Apache offers interfaces for executing any modules within the scope of request processing. Apache gives these programs access to important information, such as the request or the HTTP headers. Programs can take part in the generation of active contents as well as in other functions (such as authentication). The programming of such modules requires some expertise. The advantages of this approach are high performance and possibilities that exceed those of SSI and CGI.

While CGI scripts are executed directly by Apache (under the user ID of their owner), modules are controlled by a persistent interpreter that is embedded in Apache. In this way, separate processes do not need to be started and terminated for every request (this would result in a considerable overhead for the process management, memory management, etc.). Rather, the script is handled by the interpreter running under the ID of the web server.

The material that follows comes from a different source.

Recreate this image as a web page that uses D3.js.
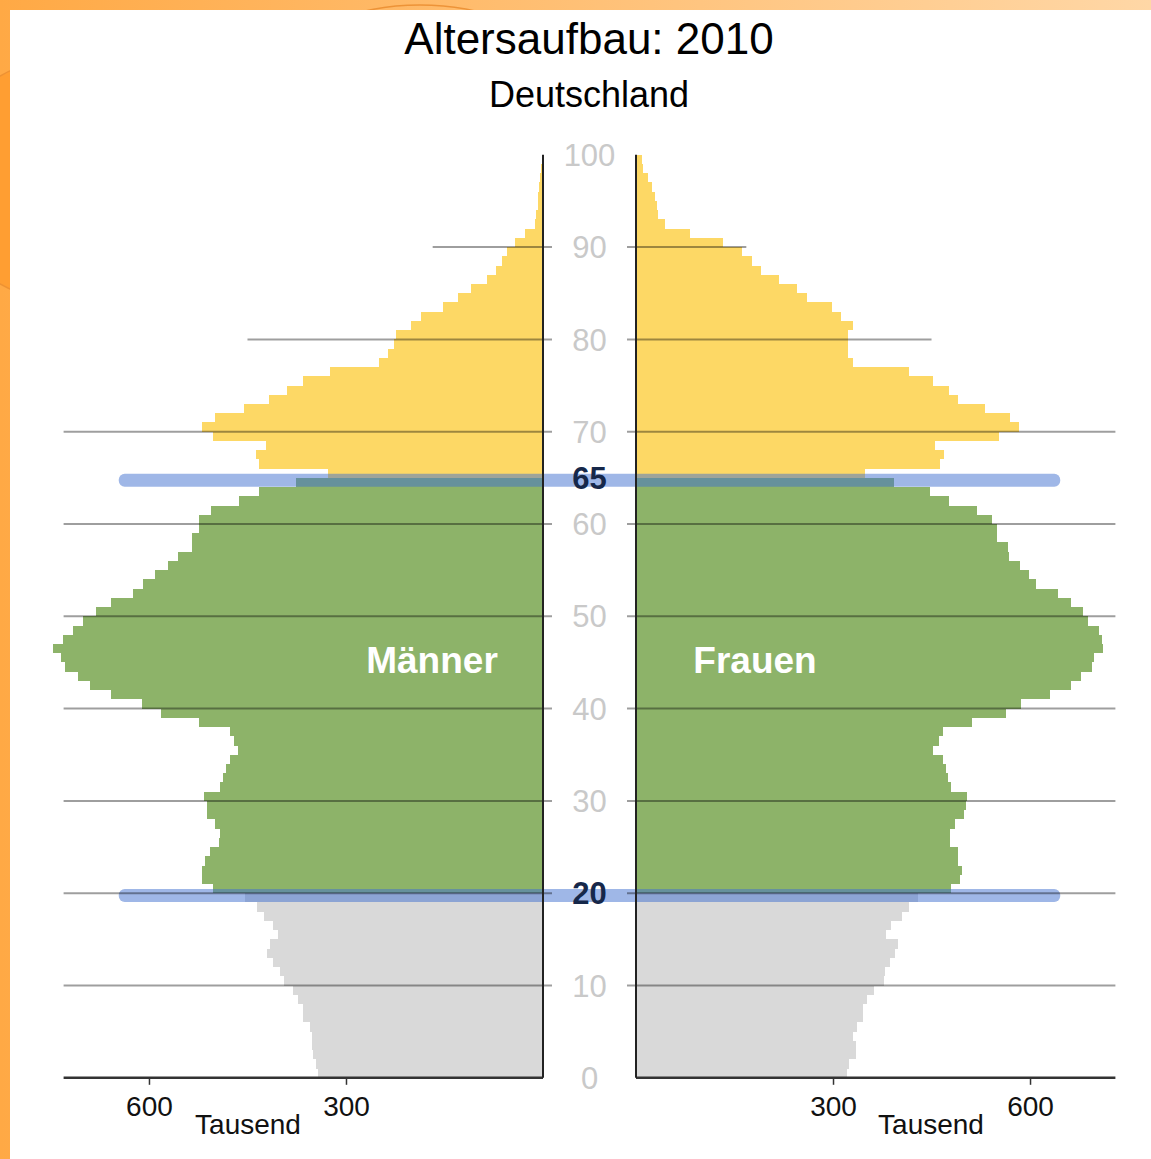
<!DOCTYPE html>
<html lang="de">
<head>
<meta charset="UTF-8">
<title>Altersaufbau: 2010</title>
<script src="https://d3js.org/d3.v7.min.js"></script>
<style>
  body { margin: 0; background: #fff; }
  svg text { font-family: "Liberation Sans", Arial, Helvetica, sans-serif; }
</style>
</head>
<body>
<svg id="chart" width="1151" height="1159"></svg>
<script>
// population in thousands, index = age 0..99
const ages = d3.range(0, 100);
const maenner = [
  342, 345, 350, 352, 352, 355, 365, 365, 373, 381,
  395, 400, 411, 421, 416, 403, 411, 425, 436, 454,
  502, 519, 519, 514, 507, 493, 492, 499, 512, 512,
  516, 492, 487, 483, 477, 465, 471, 477, 524, 582,
  611, 658, 690, 708, 728, 734, 746, 731, 715, 701,
  680, 658, 624, 609, 591, 571, 556, 535, 535, 524,
  524, 505, 463, 432, 376, 327, 432, 437, 422, 502,
  519, 500, 456, 417, 390, 365, 324, 250, 236, 227,
  224, 201, 186, 153, 129, 110, 85, 71, 63, 55,
  43, 27, 12, 10, 8, 7, 6, 4, 3, 2
];
const frauen = [
  322, 325, 335, 335, 330, 337, 345, 345, 352, 362,
  377, 379, 387, 395, 399, 381, 388, 405, 415, 430,
  479, 494, 496, 491, 491, 478, 478, 486, 499, 502,
  504, 480, 475, 472, 467, 453, 461, 467, 512, 563,
  587, 630, 662, 678, 694, 697, 711, 710, 705, 689,
  681, 662, 642, 609, 598, 585, 568, 566, 550, 550,
  542, 519, 476, 448, 393, 349, 463, 469, 455, 552,
  583, 570, 531, 491, 477, 453, 415, 331, 323, 323,
  323, 331, 312, 298, 260, 245, 217, 191, 176, 161,
  133, 82, 44, 34, 32, 29, 24, 19, 11, 9
];
const ageTicks = [0, 10, 30, 40, 50, 60, 70, 80, 90, 100];
const highlightAges = [20, 65];
const gridAges = [10, 20, 30, 40, 50, 60, 70, 80, 90];
const gridLength = {80: 450, 90: 168};   // shorter lines at the top (thousands)
const valueTicks = [300, 600];

const svg = d3.select("#chart");
const W = 1151, H = 1159;

// orange frame
const defs = svg.append("defs");
const grad = defs.append("linearGradient").attr("id", "frame").attr("x1", 0).attr("x2", 1);
grad.append("stop").attr("offset", 0).attr("stop-color", "#ffa945");
grad.append("stop").attr("offset", 1).attr("stop-color", "#ffd7a6");
svg.append("rect").attr("width", W).attr("height", H).attr("fill", "url(#frame)");
const deco = svg.append("g").attr("fill", "none").attr("stroke", "#e8892c").attr("stroke-width", 1.5);
deco.append("circle").attr("cx", 60).attr("cy", 180).attr("r", 120).attr("fill", "#ff9a2a").attr("opacity", 0.7);
deco.append("circle").attr("cx", 420).attr("cy", 260).attr("r", 255).attr("opacity", 0.8);
svg.append("rect").attr("x", 10).attr("y", 10).attr("width", W - 10).attr("height", H - 10).attr("fill", "#fff");

// scales
const y = d3.scaleLinear().domain([0, 100]).range([1077.8, 154.8]);
const xL = d3.scaleLinear().domain([0, 730]).range([543, 63.6]);
const xR = d3.scaleLinear().domain([0, 730]).range([636, 1115.4]);

const colorOf = a => a < 20 ? "#d9d9d9" : (a < 65 ? "#8db369" : "#fdd865");

// bars
const bars = svg.append("g").attr("shape-rendering", "crispEdges");
bars.selectAll("rect.m").data(ages).join("rect")
  .attr("class", "m")
  .attr("x", a => xL(maenner[a]))
  .attr("y", a => y(a + 1))
  .attr("width", a => xL(0) - xL(maenner[a]))
  .attr("height", a => y(a) - y(a + 1))
  .attr("fill", colorOf);
bars.selectAll("rect.f").data(ages).join("rect")
  .attr("class", "f")
  .attr("x", xR(0))
  .attr("y", a => y(a + 1))
  .attr("width", a => xR(frauen[a]) - xR(0))
  .attr("height", a => y(a) - y(a + 1))
  .attr("fill", colorOf);

// highlight bands at 20 and 65
svg.append("g").selectAll("rect").data(highlightAges).join("rect")
  .attr("x", xL(646))
  .attr("width", xR(646) - xL(646))
  .attr("y", a => y(a - 0.25) - 6.5)
  .attr("height", 13)
  .attr("rx", 6)
  .attr("fill", "#3f6fd0")
  .attr("opacity", 0.5);

// grid lines
const grid = svg.append("g").attr("stroke", "#000").attr("stroke-opacity", 0.38).attr("stroke-width", 2);
grid.selectAll("line.l").data(gridAges).join("line")
  .attr("x1", a => xL(gridLength[a] || 730)).attr("x2", xL(0) + 9)
  .attr("y1", a => y(a)).attr("y2", a => y(a));
grid.selectAll("line.r").data(gridAges).join("line")
  .attr("x1", xR(0) - 9).attr("x2", a => xR(gridLength[a] || 730))
  .attr("y1", a => y(a)).attr("y2", a => y(a));

// axes
const axL = d3.axisBottom(xL).tickValues(valueTicks).tickSize(7).tickFormat(d3.format("d"));
const axR = d3.axisBottom(xR).tickValues(valueTicks).tickSize(7).tickFormat(d3.format("d"));
[axL, axR].forEach(ax => {
  const g = svg.append("g").attr("transform", `translate(0,${y(0)})`).call(ax);
  g.select(".domain").remove();
  g.selectAll(".tick line").attr("stroke", "#333").attr("stroke-width", 1.5);
  g.selectAll(".tick text").attr("font-size", 28).attr("fill", "#111").attr("y", 18)
    .attr("font-family", "Liberation Sans, Arial, sans-serif");
});
svg.append("line").attr("x1", xL(730)).attr("x2", xL(0)).attr("y1", y(0)).attr("y2", y(0))
  .attr("stroke", "#333").attr("stroke-width", 2.5);
svg.append("line").attr("x1", xR(0)).attr("x2", xR(730)).attr("y1", y(0)).attr("y2", y(0))
  .attr("stroke", "#333").attr("stroke-width", 2.5);
svg.append("line").attr("x1", xL(0)).attr("x2", xL(0)).attr("y1", y(100)).attr("y2", y(0))
  .attr("stroke", "#222").attr("stroke-width", 2);
svg.append("line").attr("x1", xR(0)).attr("x2", xR(0)).attr("y1", y(100)).attr("y2", y(0))
  .attr("stroke", "#222").attr("stroke-width", 2);

// age labels in the middle
const midX = (xL(0) + xR(0)) / 2;
svg.append("g").selectAll("text").data(ageTicks).join("text")
  .attr("x", midX).attr("y", a => y(a)).attr("dy", "0.36em")
  .attr("text-anchor", "middle").attr("font-size", 31).attr("fill", "#c9c9c9")
  .text(a => a);
svg.append("g").selectAll("text").data(highlightAges).join("text")
  .attr("x", midX).attr("y", a => y(a)).attr("dy", "0.36em")
  .attr("text-anchor", "middle").attr("font-size", 31).attr("font-weight", "bold").attr("fill", "#16284a")
  .text(a => a);

// titles and labels
svg.append("text").attr("x", 589).attr("y", 54).attr("text-anchor", "middle")
  .attr("font-size", 44).attr("fill", "#000").text("Altersaufbau: 2010");
svg.append("text").attr("x", 589).attr("y", 107).attr("text-anchor", "middle")
  .attr("font-size", 36).attr("fill", "#000").text("Deutschland");
svg.append("text").attr("x", 432).attr("y", 673).attr("text-anchor", "middle")
  .attr("font-size", 37).attr("font-weight", "bold").attr("fill", "#fff").text("Männer");
svg.append("text").attr("x", 755).attr("y", 673).attr("text-anchor", "middle")
  .attr("font-size", 37).attr("font-weight", "bold").attr("fill", "#fff").text("Frauen");
svg.append("text").attr("x", 248).attr("y", 1134).attr("text-anchor", "middle")
  .attr("font-size", 28).attr("fill", "#111").text("Tausend");
svg.append("text").attr("x", 931).attr("y", 1134).attr("text-anchor", "middle")
  .attr("font-size", 28).attr("fill", "#111").text("Tausend");
</script>
</body>
</html>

However, this approach has a catch. Compared to modules, CGI scripts are relatively tolerant of careless programming. With CGI scripts, errors, such as a failure to release resources and memory, do not have a lasting effect, because the programs are terminated after the request has been processed. This results in the clearance of memory that was not released by the program due to a programming error. With modules, the effects of programming errors accumulate, as the interpreter is persistent. If the server is not restarted and the interpreter runs for several months, the failure to release resources, such as database connections, can be quite disturbing.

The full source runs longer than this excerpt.